An asset class is a group of securities that show similar characteristics, behave in a similar way in the market and are governed by similar rules and regulations. Each asset class has its own risk and return profile, cash flows and perform in different ways in different environments.
Due to these differences, asset classes can be used for the purpose of diversification by investors. By investing in different asset classes, the investors can diversify their portfolio risks and increase their probability of receiving high returns.
Some of them are equity or stocks, fixed income securities or bonds, cash or marketable securities, commodities and derivatives. There are a few other alternative asset classes as well as artwork and real estate, but because of being alternative they are less liquid.
The purpose of different asset classes is to make it easier and more organised for the investor to know which class has what amount of risks and returns and then to make his portfolio accordingly.
When an investor decides to build an investment portfolio, he is actually deciding what proportion of his capital will be invested in which asset class, depending upon his short term and long term objectives, liquidity requirements, capital availability, risk appetite, age and other personal factors.
Going by the definition of an asset class, Derivatives are an asset class.
It is because the entire derivatives market has its own unique characteristics, rules and regulations and all the derivatives behave in a particular way in the market.

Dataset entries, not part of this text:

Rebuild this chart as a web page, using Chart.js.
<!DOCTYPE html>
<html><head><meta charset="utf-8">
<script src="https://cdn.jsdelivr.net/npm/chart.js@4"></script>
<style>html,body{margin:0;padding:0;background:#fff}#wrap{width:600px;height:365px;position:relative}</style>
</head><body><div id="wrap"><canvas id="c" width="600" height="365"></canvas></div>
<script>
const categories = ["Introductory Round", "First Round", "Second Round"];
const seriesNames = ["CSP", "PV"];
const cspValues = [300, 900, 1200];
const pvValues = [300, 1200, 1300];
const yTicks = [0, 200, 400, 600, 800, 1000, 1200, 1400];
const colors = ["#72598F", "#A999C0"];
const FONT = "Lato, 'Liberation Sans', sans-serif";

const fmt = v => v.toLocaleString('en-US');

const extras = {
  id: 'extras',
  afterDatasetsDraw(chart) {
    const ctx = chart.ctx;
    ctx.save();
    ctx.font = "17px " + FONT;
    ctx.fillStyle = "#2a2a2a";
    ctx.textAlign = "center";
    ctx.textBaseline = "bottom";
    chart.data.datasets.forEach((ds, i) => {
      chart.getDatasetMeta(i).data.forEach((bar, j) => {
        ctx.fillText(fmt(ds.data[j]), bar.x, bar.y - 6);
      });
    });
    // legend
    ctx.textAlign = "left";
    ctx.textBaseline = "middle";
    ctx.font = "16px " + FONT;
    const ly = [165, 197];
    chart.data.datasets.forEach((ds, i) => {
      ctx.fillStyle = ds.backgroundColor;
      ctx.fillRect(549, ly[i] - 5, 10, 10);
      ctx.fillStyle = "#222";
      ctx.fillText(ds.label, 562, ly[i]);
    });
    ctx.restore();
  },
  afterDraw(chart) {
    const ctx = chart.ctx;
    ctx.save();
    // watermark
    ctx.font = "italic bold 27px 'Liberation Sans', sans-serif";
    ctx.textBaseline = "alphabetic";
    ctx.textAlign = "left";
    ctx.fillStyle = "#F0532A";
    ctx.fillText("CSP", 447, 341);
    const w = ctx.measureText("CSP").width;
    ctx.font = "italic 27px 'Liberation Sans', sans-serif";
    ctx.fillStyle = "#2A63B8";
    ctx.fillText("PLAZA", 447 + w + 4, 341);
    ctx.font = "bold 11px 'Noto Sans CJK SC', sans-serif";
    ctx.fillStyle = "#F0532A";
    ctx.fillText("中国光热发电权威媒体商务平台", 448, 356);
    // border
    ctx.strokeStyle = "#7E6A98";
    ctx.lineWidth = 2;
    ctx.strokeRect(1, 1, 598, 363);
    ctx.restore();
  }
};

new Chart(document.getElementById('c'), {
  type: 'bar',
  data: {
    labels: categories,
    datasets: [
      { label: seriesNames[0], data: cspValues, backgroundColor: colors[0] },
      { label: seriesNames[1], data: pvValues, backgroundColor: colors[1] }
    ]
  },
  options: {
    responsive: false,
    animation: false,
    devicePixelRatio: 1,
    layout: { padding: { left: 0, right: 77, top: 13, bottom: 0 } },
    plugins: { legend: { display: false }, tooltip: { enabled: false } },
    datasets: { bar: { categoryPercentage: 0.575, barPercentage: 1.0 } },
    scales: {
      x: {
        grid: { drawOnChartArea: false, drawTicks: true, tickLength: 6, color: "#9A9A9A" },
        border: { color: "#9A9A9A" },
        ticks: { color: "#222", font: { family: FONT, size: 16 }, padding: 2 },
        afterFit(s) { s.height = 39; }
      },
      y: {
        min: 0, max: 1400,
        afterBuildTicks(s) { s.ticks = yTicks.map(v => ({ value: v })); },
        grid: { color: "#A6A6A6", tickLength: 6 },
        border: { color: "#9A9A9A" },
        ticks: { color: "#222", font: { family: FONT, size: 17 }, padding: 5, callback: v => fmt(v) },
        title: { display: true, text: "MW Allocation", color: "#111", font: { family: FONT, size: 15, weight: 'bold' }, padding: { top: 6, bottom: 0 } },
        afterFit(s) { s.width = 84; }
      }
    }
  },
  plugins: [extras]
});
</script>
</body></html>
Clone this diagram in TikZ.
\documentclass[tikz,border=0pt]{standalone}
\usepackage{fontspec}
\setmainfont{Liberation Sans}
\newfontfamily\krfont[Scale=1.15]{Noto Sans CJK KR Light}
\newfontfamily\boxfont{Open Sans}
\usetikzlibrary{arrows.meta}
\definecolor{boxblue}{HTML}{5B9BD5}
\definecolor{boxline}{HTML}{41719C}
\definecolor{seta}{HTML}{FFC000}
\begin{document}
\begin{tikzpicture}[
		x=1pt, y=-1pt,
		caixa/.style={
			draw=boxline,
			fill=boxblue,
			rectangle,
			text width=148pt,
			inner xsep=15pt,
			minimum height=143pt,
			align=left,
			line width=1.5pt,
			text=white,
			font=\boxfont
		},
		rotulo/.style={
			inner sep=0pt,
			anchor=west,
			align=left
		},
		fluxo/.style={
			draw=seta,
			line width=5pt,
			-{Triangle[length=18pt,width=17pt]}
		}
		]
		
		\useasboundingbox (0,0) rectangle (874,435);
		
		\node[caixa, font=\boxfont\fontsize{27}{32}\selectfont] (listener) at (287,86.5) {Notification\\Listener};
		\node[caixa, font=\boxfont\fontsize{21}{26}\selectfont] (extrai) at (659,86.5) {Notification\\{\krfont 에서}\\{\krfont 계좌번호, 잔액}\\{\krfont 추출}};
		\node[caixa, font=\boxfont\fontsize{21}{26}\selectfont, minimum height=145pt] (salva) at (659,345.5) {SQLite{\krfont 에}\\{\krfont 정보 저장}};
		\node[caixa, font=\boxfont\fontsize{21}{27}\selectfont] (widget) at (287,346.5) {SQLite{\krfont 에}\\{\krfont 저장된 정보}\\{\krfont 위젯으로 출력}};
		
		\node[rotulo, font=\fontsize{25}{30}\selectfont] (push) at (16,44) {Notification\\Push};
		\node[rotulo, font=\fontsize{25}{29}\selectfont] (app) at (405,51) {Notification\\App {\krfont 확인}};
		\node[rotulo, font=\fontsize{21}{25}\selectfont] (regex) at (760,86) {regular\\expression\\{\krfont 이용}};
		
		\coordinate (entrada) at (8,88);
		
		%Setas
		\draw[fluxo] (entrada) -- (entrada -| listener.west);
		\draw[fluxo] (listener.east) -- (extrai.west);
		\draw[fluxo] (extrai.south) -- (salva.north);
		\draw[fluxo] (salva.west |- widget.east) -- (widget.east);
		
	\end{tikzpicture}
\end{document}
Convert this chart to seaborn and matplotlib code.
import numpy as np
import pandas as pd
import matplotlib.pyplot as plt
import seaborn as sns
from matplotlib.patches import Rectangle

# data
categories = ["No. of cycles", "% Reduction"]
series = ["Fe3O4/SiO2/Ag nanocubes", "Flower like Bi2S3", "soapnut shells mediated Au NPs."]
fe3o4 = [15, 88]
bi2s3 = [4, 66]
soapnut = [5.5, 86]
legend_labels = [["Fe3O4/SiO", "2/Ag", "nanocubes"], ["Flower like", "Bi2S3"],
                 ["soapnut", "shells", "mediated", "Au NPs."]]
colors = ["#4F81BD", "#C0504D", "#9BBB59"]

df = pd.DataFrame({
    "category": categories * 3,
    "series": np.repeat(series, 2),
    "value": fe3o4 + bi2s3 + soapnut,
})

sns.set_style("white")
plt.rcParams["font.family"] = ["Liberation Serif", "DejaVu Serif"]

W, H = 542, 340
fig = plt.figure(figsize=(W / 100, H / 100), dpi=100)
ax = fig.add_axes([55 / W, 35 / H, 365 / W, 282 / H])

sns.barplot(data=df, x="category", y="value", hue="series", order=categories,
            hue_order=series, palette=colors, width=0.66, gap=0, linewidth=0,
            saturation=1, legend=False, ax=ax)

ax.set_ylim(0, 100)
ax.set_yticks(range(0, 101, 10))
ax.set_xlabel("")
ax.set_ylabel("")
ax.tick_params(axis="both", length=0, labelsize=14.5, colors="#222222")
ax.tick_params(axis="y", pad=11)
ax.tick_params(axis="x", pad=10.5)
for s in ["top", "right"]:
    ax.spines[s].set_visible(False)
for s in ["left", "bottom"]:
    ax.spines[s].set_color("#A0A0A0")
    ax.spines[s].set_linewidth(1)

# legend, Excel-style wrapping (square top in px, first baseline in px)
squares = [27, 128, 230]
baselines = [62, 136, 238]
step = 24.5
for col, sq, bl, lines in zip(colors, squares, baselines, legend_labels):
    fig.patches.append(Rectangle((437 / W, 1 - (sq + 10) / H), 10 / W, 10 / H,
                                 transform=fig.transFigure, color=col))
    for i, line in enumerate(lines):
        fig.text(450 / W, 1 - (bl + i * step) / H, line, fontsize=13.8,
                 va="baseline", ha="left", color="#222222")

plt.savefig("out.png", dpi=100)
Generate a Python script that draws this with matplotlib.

Derivatives offer risks and returns that are unique to them. Derivatives derive their value from the underlying assets so it can be sometimes misconstrued that those underlying assets like stocks, currency, interest-rate are an asset class and derivatives are not.
But, in a true sense, the way how derivatives with underlying assets as stocks behave are very different from how stocks in general behave.
Derivatives form a separate asset class because of its own different characteristics. The kind of risk management and returns derivatives provide is way different from the risk and returns of an underlying asset.
For example, how an investor deals with and is affected by the shares of a company varies from how he deals with the futures of that company.
Although, the spot price and future price of a stock are related to each other and move in the same direction, however, the kind of risks and returns an asset provides are not similar to what its derivative provides.
Therefore, when an investor wishes to decide on the diversification of his portfolio, if he chooses stocks as one asset class due to high liquidity, high returns but high risks, he may also add derivative of that stock as another asset class to diversify risks of his portfolio by choosing an asset class which helps in hedging risks that he decided to take over by choosing stocks.
Additionally, by being an asset class, derivatives give an opportunity to the investor to get exposure to all forms of underlying assets like stocks, commodities, foreign exchange, real estate and so on.
Thus, the investor’s portfolio gets more diversified as he is not just investing in a separate asset class but the one that gives an understanding and taste of different categories.
Therefore, derivatives are an asset class and an important one to that. They help an investor in the diversification of his risk profile and get unlimited profits by keeping the losses limited.
The market exposure provided by derivatives is very different and unique as compared to the exposure provided by the underlying assets like currency, stocks, gold, real estate and so on.